As terrestrial vertebrates were evolved from lobe-finned fish, their forelimbs are phylogenetically equivalent to the pectoral fins of fish. Within the taxa of the terrestrial vertebrates, the basic pentadactyl plan, and thus also the metacarpals and phalanges, undergo many variations.
Morphologically the different fingers of terrestrial vertebrates are homolog. The wings of birds and those of bats are not homologous, they are analogue flight organs. However, the phalanges within them are homologous.

Chimpanzees have lower limbs that are specialized for manipulation, and (arguably) have fingers (instead of toes) on their lower limbs as well. In the case of primates in general, the digits of the hand are overwhelmingly referred to as "fingers". Primate fingers have both fingernails and fingerprints.

Research has been carried out on the embryonic development of domestic chickens showing that an interdigital webbing forms between the tissues that become the toes, which subsequently regresses by apoptosis. If apoptosis fails to occur, the interdigital skin remains intact. Many animals have developed webbed feet or skin between the fingers from this like the Wallace's flying frog.

==Etymology==
The English word finger stems from Old English finger, ultimately from Proto-Germanic *fingraz ('finger').
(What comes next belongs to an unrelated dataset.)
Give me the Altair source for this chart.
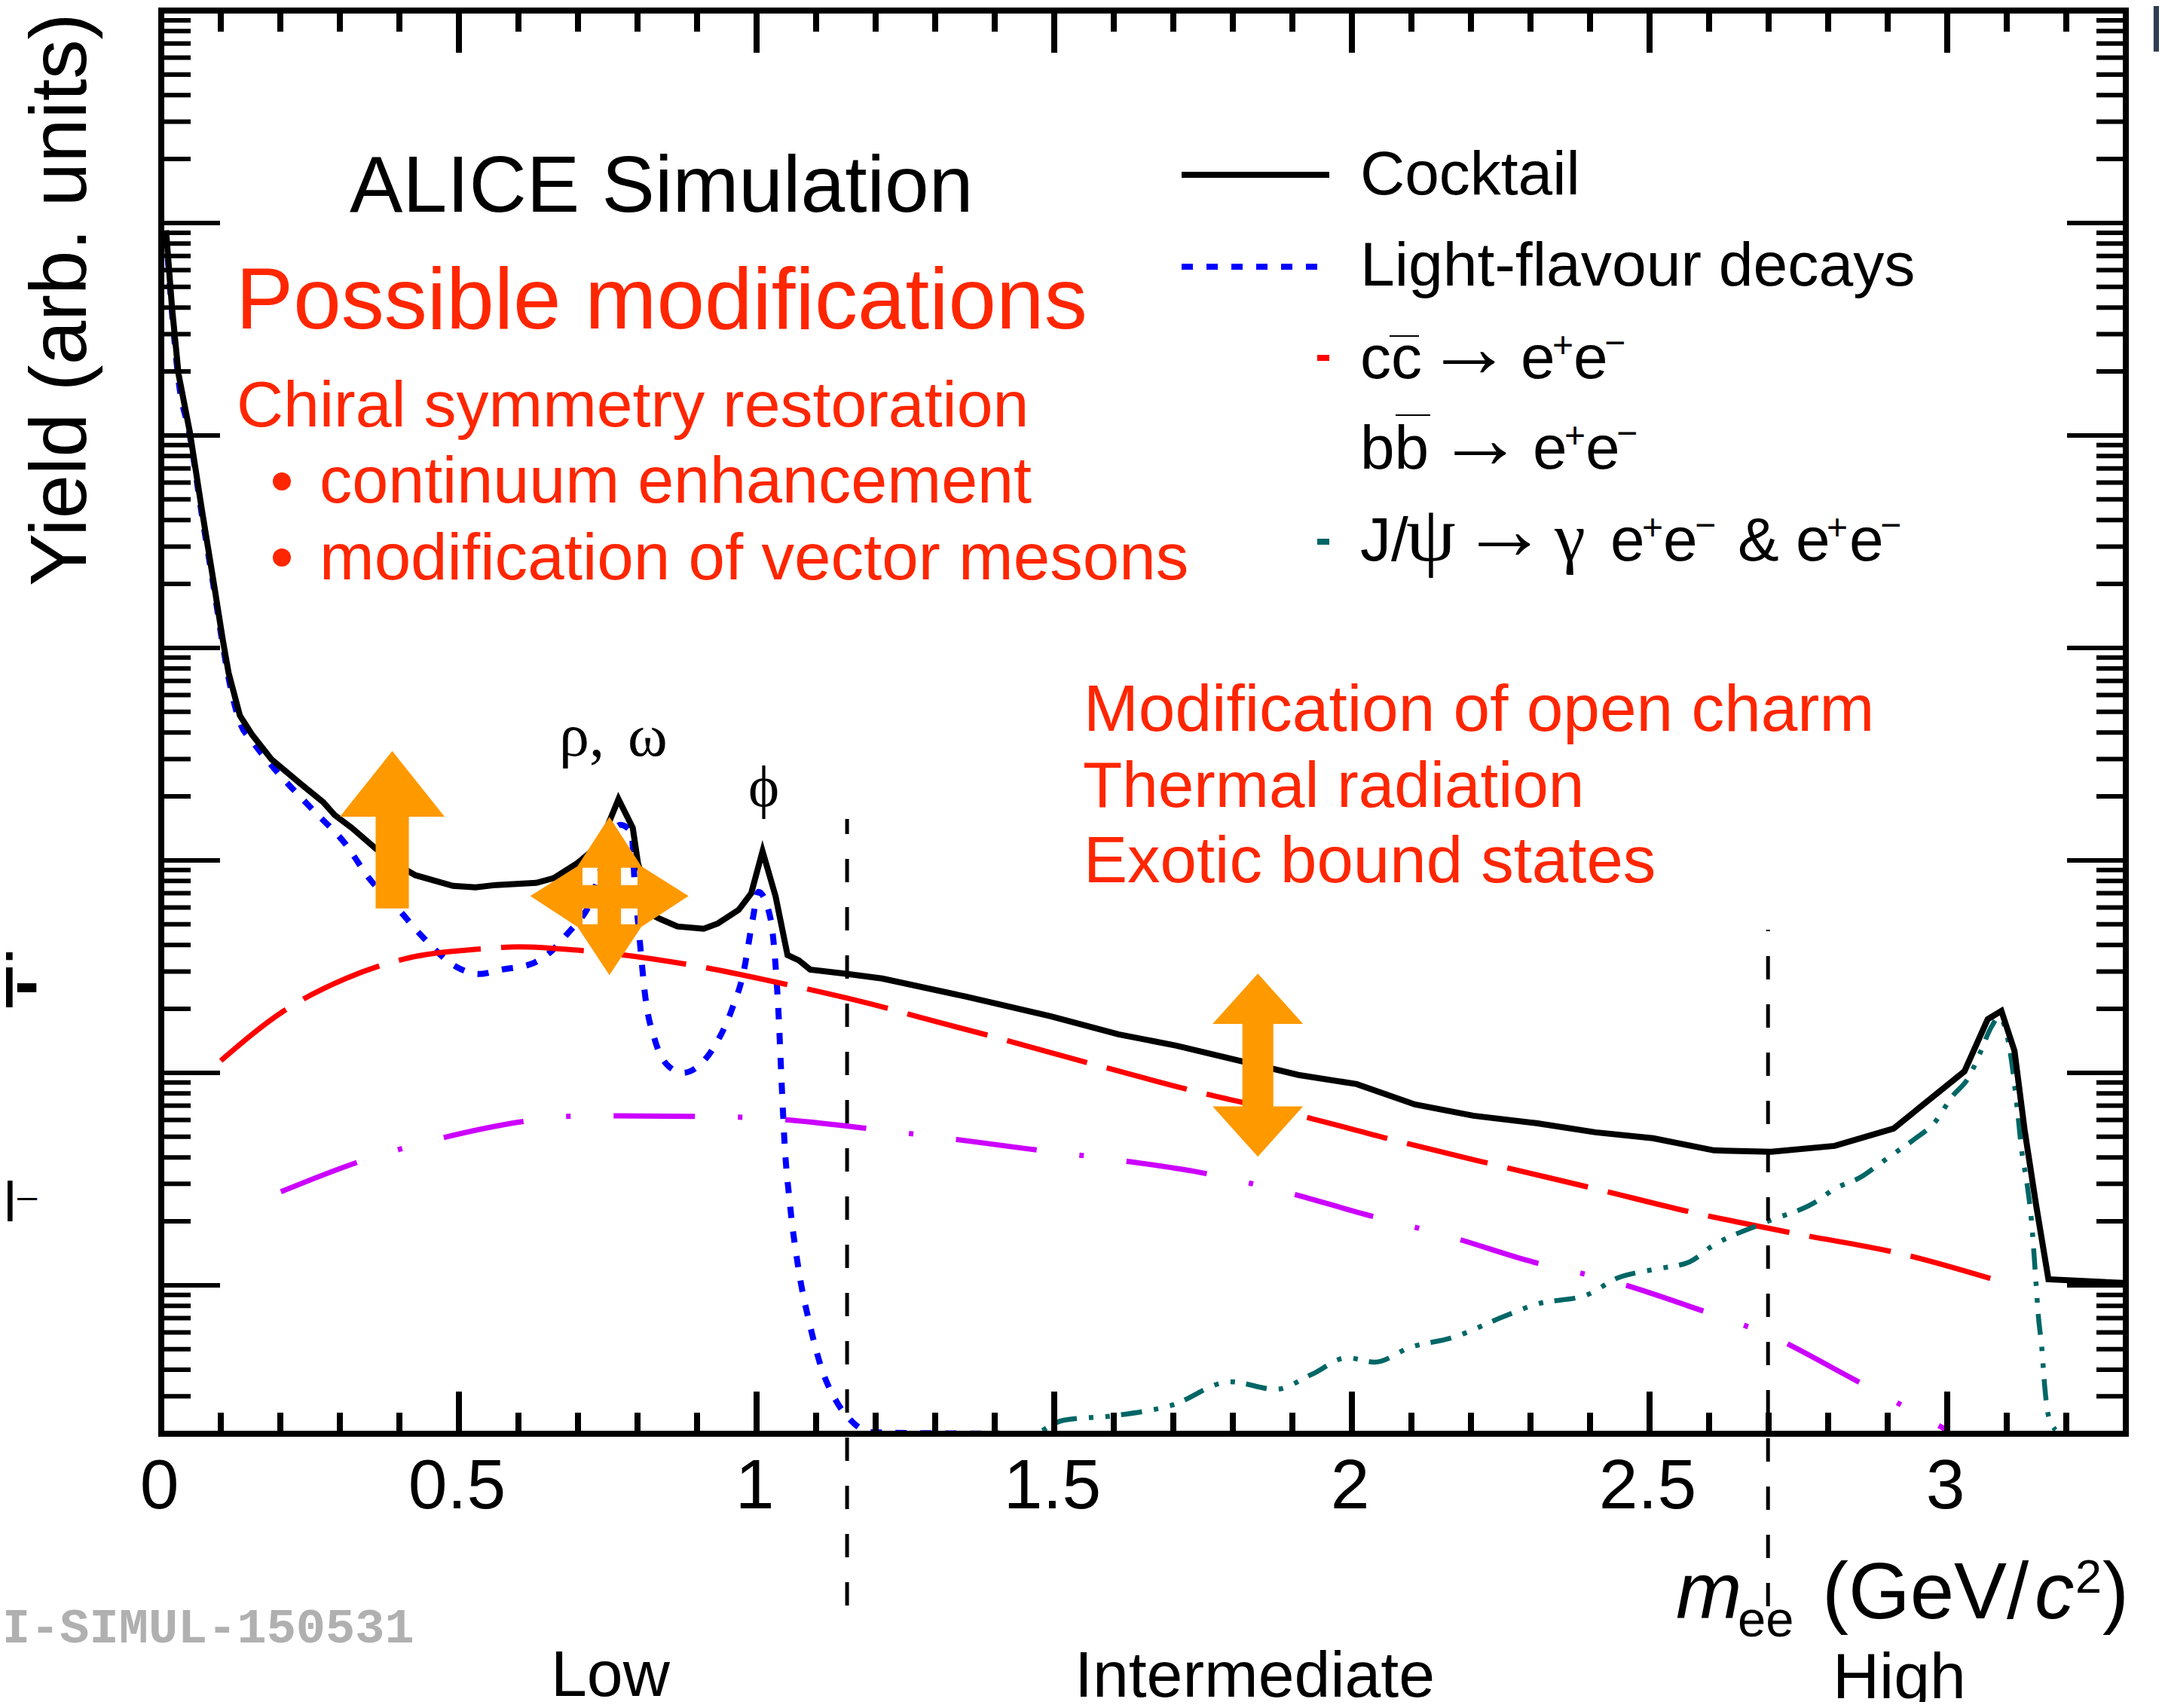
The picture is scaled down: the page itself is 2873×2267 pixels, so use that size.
import altair as alt
import pandas as pd

# ---------- data (x in GeV/c^2, y as log10 of yield) ----------
cocktail_x = [.008,.018,.029,.048,.068,.089,.103,.113,.132,.153,.185,.233,.272,.291,.320,.358,.387,.427,.490,.528,.562,.630,.659,.697,.737,.768,.792,.801,.830,.838,.867,.911,.935,.970,.991,1.010,1.032,1.052,1.071,1.090,1.153,1.211,1.351,1.494,1.608,1.705,1.811,1.910,2.008,2.106,2.204,2.310,2.409,2.506,2.608,2.704,2.811,2.910,3.029,3.068,3.091,3.113,3.130,3.149,3.170,3.295]
cocktail_v = [4.966,4.604,4.289,4.016,3.654,3.292,3.044,2.884,2.682,2.590,2.476,2.363,2.274,2.214,2.153,2.061,1.994,1.930,1.880,1.873,1.884,1.894,1.916,1.983,2.075,2.288,2.153,1.983,1.735,1.724,1.689,1.678,1.703,1.767,1.845,2.043,1.830,1.554,1.529,1.486,1.465,1.444,1.359,1.266,1.181,1.128,1.057,.990,.947,.851,.798,.763,.720,.692,.635,.628,.656,.738,1.007,1.252,1.291,1.103,.731,.383,.028,.011]

light_x = [.008,.018,.029,.048,.068,.089,.103,.113,.132,.153,.185,.252,.310,.349,.397,.437,.495,.533,.572,.620,.649,.684,.713,.771,.790,.795,.803,.813,.829,.853,.877,.901,.930,.959,.978,.994,1.003,1.023,1.032,1.037,1.042,1.047,1.056,1.071,1.090,1.109,1.134,1.158,1.192,1.420]
light_v = [4.95,4.58,4.26,4.0,3.63,3.27,3.02,2.86,2.65,2.56,2.448,2.245,2.075,1.916,1.774,1.646,1.500,1.465,1.486,1.511,1.557,1.660,1.759,2.167,2.132,1.901,1.646,1.359,1.156,1.029,1.000,1.029,1.128,1.302,1.472,1.731,1.852,1.731,1.500,1.273,.958,.670,.383,.067,-.192,-.390,-.546,-.635,-.692,-.699]

charm_x = [.100,.204,.310,.408,.533,.601,.708,.882,1.052,1.222,1.259,1.396,1.562,1.728,1.933,2.068,2.234,2.409,2.575,2.749,2.915,3.089]
charm_v = [1.057,1.288,1.444,1.536,1.582,1.593,1.575,1.511,1.415,1.302,1.273,1.171,1.043,.919,.784,.685,.571,.454,.341,.241,.153,.018]

beauty_x = [.201,.329,.470,.606,.678,.756,.891,.970,1.042,1.177,1.320,1.456,1.608,1.743,1.887,2.023,2.167,2.295,2.439,2.567,2.711,2.832,2.999]
beauty_v = [.440,.578,.692,.770,.795,.798,.795,.791,.780,.741,.692,.642,.589,.532,.440,.333,.227,.117,.018,-.099,-.248,-.426,-.681]

jpsi_x = [1.400,1.450,1.516,1.600,1.698,1.796,1.872,1.933,1.992,2.038,2.099,2.167,2.257,2.310,2.394,2.447,2.506,2.567,2.605,2.696,2.780,2.809,2.856,2.876,2.904,2.947,2.978,3.008,3.037,3.054,3.075,3.087,3.105,3.119,3.125,3.134,3.141,3.149,3.153,3.159,3.163,3.170,3.182]
jpsi_v = [-.690,-.715,-.635,-.614,-.564,-.454,-.490,-.419,-.341,-.362,-.291,-.248,-.145,-.089,-.046,.035,.074,.110,.184,.298,.394,.451,.511,.550,.607,.692,.763,.887,.983,1.086,1.220,1.263,1.110,.795,.635,.479,.319,.018,-.142,-.298,-.451,-.614,-.681]

x_tick_labels = [0, 0.5, 1, 1.5, 2, 2.5, 3]
x_minor = [.1,.2,.3,.4,.6,.7,.8,.9,1.1,1.2,1.3,1.4,1.6,1.7,1.8,1.9,2.1,2.2,2.3,2.4,2.6,2.7,2.8,2.9,3.1,3.2]
y_major = [1,10,100,1000,10000,100000]
y_minor = [m * d for d in [.1,1,10,100,1000,10000,100000] for m in [2,3,4,5,6,7,8,9]]

# ---------- layout of the page (pixels) ----------
X0, Y0, W, H = 214, 14, 2607, 1889
SANS, SERIF, MONO = "Liberation Sans", "Liberation Serif", "Liberation Mono"
BLACK, RED_T, ORANGE = "#000000", "#ff2600", "#ff9900"
ONE = pd.DataFrame({"k": [0]})

xs = alt.Scale(domain=[0, 3.3], nice=False, zero=False)
ys = alt.Scale(type="log", domain=[0.2, 1e6], nice=False)
x_ax = alt.Axis(values=x_tick_labels, domain=False, ticks=False, grid=False, tickSize=0,
                labelFontSize=93, labelFont=SANS, labelColor=BLACK, labelPadding=25,
                labelOffset=-3, labelOverlap=False, labelFlush=False, format="~g")
xq = lambda f="x": alt.X(f + ":Q", scale=xs, title=None, axis=x_ax)
yq = lambda f="v": alt.Y(f + ":Q", scale=ys, title=None, axis=None)


def series(xv, lv, color, width, dash=None, interp="linear"):
    df = pd.DataFrame({"x": xv, "v": [10 ** a for a in lv]})
    kw = {"strokeDash": dash} if dash else {}
    return alt.Chart(df).mark_line(color=color, strokeWidth=width, clip=True, interpolate=interp, **kw).encode(
        x=xq(), y=yq(), order=alt.Order("x:Q"))


def txt(s, x, y, size, color=BLACK, font=SANS, **kw):
    return alt.Chart(ONE).mark_text(text=s, font=font, fontSize=size, color=color, align="left",
                                    baseline="alphabetic", **kw).encode(
        x=alt.value(x - X0), y=alt.value(y - Y0))


def px_rule(x1, y1, x2, y2, color=BLACK, width=2, **kw):
    enc = dict(x=alt.value(x1 - X0), y=alt.value(y1 - Y0))
    if x2 != x1:
        enc["x2"] = alt.value(x2 - X0)
    if y2 != y1:
        enc["y2"] = alt.value(y2 - Y0)
    return alt.Chart(ONE).mark_rule(color=color, strokeWidth=width, **kw).encode(**enc)


def y_ticks(vals, length, right=False):
    a, b = (W, W - length) if right else (0, length)
    return alt.Chart(pd.DataFrame({"v": vals})).mark_rule(color=BLACK, strokeWidth=6).encode(
        y=yq(), x=alt.value(a), x2=alt.value(b))


def x_ticks(vals, length, top=False):
    a, b = (0, length) if top else (H, H - length)
    return alt.Chart(pd.DataFrame({"x": vals})).mark_rule(color=BLACK, strokeWidth=8).encode(
        x=xq(), y=alt.value(a), y2=alt.value(b))


def vline(xv, y_bottom, y_top):
    return alt.Chart(pd.DataFrame({"x": [xv]})).mark_rule(color=BLACK, strokeWidth=5, strokeDash=[31, 33]).encode(
        x=xq(), y=alt.value(y_bottom - Y0), y2=alt.value(y_top - Y0))


def shape(path, xv, lv, span):
    return alt.Chart(pd.DataFrame({"x": [xv], "v": [10 ** lv]})).mark_point(
        shape=path, filled=True, color=ORANGE, opacity=1, strokeWidth=0, size=span ** 2).encode(x=xq(), y=yq())


UP = "M0,-1L.665,-.167L.211,-.167L.211,1L-.211,1L-.211,-.167L-.665,-.167Z"
UPDOWN = "M0,-1L.494,-.45L.169,-.45L.169,.45L.494,.45L0,1L-.494,.45L-.169,.45L-.169,-.45L-.494,-.45Z"
STAR = ("M0,-1L.403,-.376L1,0L.403,.39L0,1L-.403,.39L-1,0L-.403,-.376Z"
        "M-.34,-.357L-.34,-.138L-.15,-.138L-.15,-.357Z"
        "M.146,-.357L.146,-.138L.355,-.138L.355,-.357Z"
        "M-.34,.157L-.34,.357L-.15,.357L-.15,.157Z"
        "M.146,.157L.146,.357L.355,.357L.355,.157Z")

layers = [series(light_x, light_v, "#0000ff", 8, [15, 18], "monotone"),
          series(charm_x, charm_v, "#ff0000", 7, [110, 27], "monotone"),
          series(beauty_x, beauty_v, "#cc00ff", 7, [108, 57, 6, 57], "monotone"),
          series(jpsi_x, jpsi_v, "#006666", 6.5, [28, 16, 6, 16, 6, 15], "monotone"),
          series(cocktail_x, cocktail_v, BLACK, 8),
          vline(1.152, 2131, 1087), vline(2.699, 2132, 1234),
          y_ticks(y_minor, 39), y_ticks(y_major, 78), y_ticks(y_minor, 39, True), y_ticks(y_major, 78, True),
          x_ticks(x_minor, 28), x_ticks(x_tick_labels, 56), x_ticks(x_minor, 28, True), x_ticks(x_tick_labels, 56, True),
          shape(UP, .388, 2.144, 209), shape(STAR, .7528, 1.832, 210), shape(UPDOWN, 1.842, 1.036, 243)]

# frame
for (a, b, c, d) in [(X0, Y0, X0, Y0 + H), (X0 + W, Y0, X0 + W, Y0 + H), (X0, Y0, X0 + W, Y0), (X0, Y0 + H, X0 + W, Y0 + H)]:
    layers.append(px_rule(a, b, c, d, width=8, strokeCap="square"))

# legend keys
layers += [px_rule(1568, 232, 1764, 232, width=8),
           px_rule(1568, 354, 1750, 354, color="#0000ff", width=8, strokeDash=[15, 18]),
           px_rule(1748, 475, 1764, 475, color="#ff0000", width=8),
           px_rule(1748, 719, 1764, 719, color="#006666", width=8),
           px_rule(1844, 446, 1883, 446, width=2), px_rule(1852, 551, 1898, 551, width=2)]

# bullets
layers.append(alt.Chart(pd.DataFrame({"y": [639 - Y0, 740 - Y0]})).mark_circle(color=RED_T, opacity=1, size=576).encode(
    x=alt.value(374 - X0), y=alt.Y("y:Q", scale=None)))

texts = [
    ("Yield (arb. units)", 113.5, 778, 105, BLACK, SANS, {"angle": 270}),
    ("ALICE Simulation", 464, 281, 105.6, BLACK, SANS, {}),
    ("Possible modifications", 313, 436, 114.2, RED_T, SANS, {}),
    ("Chiral symmetry restoration", 314, 566, 86, RED_T, SANS, {}),
    ("continuum enhancement", 424, 667, 86.3, RED_T, SANS, {}),
    ("modification of vector mesons", 424, 769, 87.2, RED_T, SANS, {}),
    ("Modification of open charm", 1438, 970, 87.4, RED_T, SANS, {}),
    ("Thermal radiation", 1437, 1071, 85.5, RED_T, SANS, {}),
    ("Exotic bound states", 1438, 1171, 87, RED_T, SANS, {}),
    ("Cocktail", 1805, 258, 82, BLACK, SANS, {}),
    ("Light-flavour decays", 1805, 379, 82.3, BLACK, SANS, {}),
    ("cc", 1805, 502, 82, BLACK, SANS, {}), ("→", 1892, 500, 115, BLACK, SERIF, {}),
    ("e", 2018, 502, 82, BLACK, SANS, {}), ("+", 2060, 474, 48, BLACK, SANS, {}),
    ("e", 2088, 502, 82, BLACK, SANS, {}), ("−", 2129, 471, 48, BLACK, SANS, {}),
    ("bb", 1805, 622, 82, BLACK, SANS, {}), ("→", 1907, 621, 115, BLACK, SERIF, {}),
    ("e", 2034, 622, 82, BLACK, SANS, {}), ("+", 2076, 594, 48, BLACK, SANS, {}),
    ("e", 2104, 622, 82, BLACK, SANS, {}), ("−", 2145, 591, 48, BLACK, SANS, {}),
    ("J/", 1805, 744, 82, BLACK, SANS, {}), ("ψ", 1866, 744, 105, BLACK, SERIF, {}),
    ("→", 1939, 742, 115, BLACK, SERIF, {}), ("γ", 2063, 744, 92, BLACK, SERIF, {}),
    ("e", 2137, 744, 82, BLACK, SANS, {}), ("+", 2179, 716, 48, BLACK, SANS, {}),
    ("e", 2207, 744, 82, BLACK, SANS, {}), ("−", 2249, 713, 48, BLACK, SANS, {}),
    ("&", 2306, 744, 82, BLACK, SANS, {}),
    ("e", 2383, 744, 82, BLACK, SANS, {}), ("+", 2424, 716, 48, BLACK, SANS, {}),
    ("e", 2454, 744, 82, BLACK, SANS, {}), ("−", 2495, 713, 48, BLACK, SANS, {}),
    ("ρ,", 742, 1003, 80, BLACK, SERIF, {}), ("ω", 833, 1003, 80, BLACK, SERIF, {}),
    ("ϕ", 993, 1070, 78, BLACK, SERIF, {}),
    ("I-SIMUL-150531", 1, 2180, 65.3, "#b0b0b0", MONO, {"fontWeight": "bold"}),
    ("Low", 731, 2251, 86, BLACK, SANS, {}),
    ("Intermediate", 1426, 2252, 86, BLACK, SANS, {}),
    ("High", 2432, 2254, 86, BLACK, SANS, {}),
    ("m", 2224, 2148, 105, BLACK, SANS, {"fontStyle": "italic"}),
    ("ee", 2306, 2172, 67, BLACK, SANS, {}),
    ("(GeV/", 2418, 2148, 105, BLACK, SANS, {}),
    ("c", 2700, 2148, 105, BLACK, SANS, {"fontStyle": "italic"}),
    ("2", 2754, 2114, 63, BLACK, SANS, {}),
    (")", 2790, 2148, 105, BLACK, SANS, {}),
    ("i", -4, 1337, 100, BLACK, SANS, {"fontWeight": "bold"}),
    ("-", 19, 1337, 100, BLACK, SANS, {"fontWeight": "bold"}),
    ("l", 5, 1621, 75, BLACK, SANS, {}),
    ("–", 23, 1603, 47, BLACK, SANS, {}),
    ("R", 2852, 68, 92, "#2c3e50", "Roboto", {"fontWeight": "bold"}),
]
for (s, x, y, size, color, font, kw) in texts:
    layers.append(txt(s, x, y, size, color, font, **kw))

chart = alt.layer(*layers).properties(
    width=W, height=H,
    padding={"left": X0 - 8, "top": Y0 - 8, "right": 2873 - 8 - X0 - W, "bottom": 2267 - 8 - Y0 - H},
    autosize=alt.AutoSizeParams(type="none", contains="content"),
    background="white",
).configure_view(stroke=None)

chart.save("out.html", embed_options={"renderer": "svg", "actions": False})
It is cognate with Old Norse fingr, or Old High German fingar. Linguists generally assume that *fingraz is a ro-stem deriving from a previous form *fimfe, ultimately from Proto-Indo-European *pénkʷe ('five').

The name pinkie derives from Dutch pinkje, of uncertain origin. In English only the digits on the hand are known as fingers. However, in some languages the translated version of fingers can mean either the digits on the hand or feet. In English a digit on a foot has the distinct name of toe.